This article deals with the S–S bond scission
of the
model substrate 2,2′-dithiodipyridine (DTDP) in the presence
of a selective set of metal precursors: RuII(acac)2, [RuIICl2(PPh3)3], [RuIIHCl(CO)(PPh3)3], [RuII(H)2(CO)(PPh3)3], [RuII(bpy)2Cl2], [RuII(pap)2Cl2], [OsII(bpy)2Cl2], and [OsII(pap)2Cl2] (acac, acetylacetonate;
bpy, 2,2′-bipyridine; pap, 2-phenylazopyridine). This led to
the eventual formation of the corresponding mononuclear complexes
containing the cleaved pyridine-2-thiolate unit in 1–4/[5]ClO4–[8]ClO4. The formation of the complexes was ascertained by their
single-crystal X-ray structures, which also established sterically
constrained four-membered chelate (average N1–M–S1 angle
of 67.89°) originated from the in situ-generated pyridine-2-thiolate
unit. Ruthenium(III)-derived one-electron paramagnetic complexes 1–2 (S = 1/2, magnetic moment/B.M.
= 1.82 (1)/1.81(2)) exhibited metal-based
anisotropic electron paramagnetic resonance (EPR) (Δg: 1/2 = 0.64/0.93, ⟨g⟩: 1/2 = 2.173/2.189)

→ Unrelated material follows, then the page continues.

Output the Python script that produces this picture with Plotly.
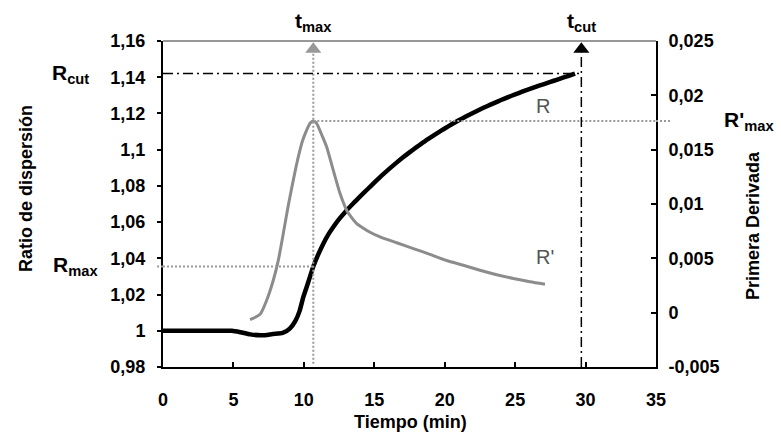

and a broad 1H nuclear magnetic resonance (NMR) signature
due to the contact shift effect. The spectroelectrochemical and electronic
structural aspects of the complexes were analyzed experimentally in
combination with theoretical calculations of density functional theory
(DFT and TD-DFT). The unperturbed feature of DTDP even in refluxing
ethanol over a period of 10 h can be attributed to the active participation
of the metal fragments in facilitating S–S bond cleavage in 1–4/[5]ClO4–[8]ClO4. It also revealed the following three probable
pathways toward S–S bond cleavage of DTDP as a function of
metal precursors: (i) the metal-to-ligand charge-transfer (MLCT) (RuII → σ* of DTDP)-driven metal oxidation (RuII → RuIII) process in the case of relatively
electron-rich metal fragments {RuII(acac)2}
or RuIICl2 in 1 or 2, respectively; (ii) metal hydride-assisted formation of 3 or 4 with the concomitant generation of H2; and (iii) S–S bond reduction with the simultaneous oxidation
of the solvent benzyl alcohol to benzaldehyde.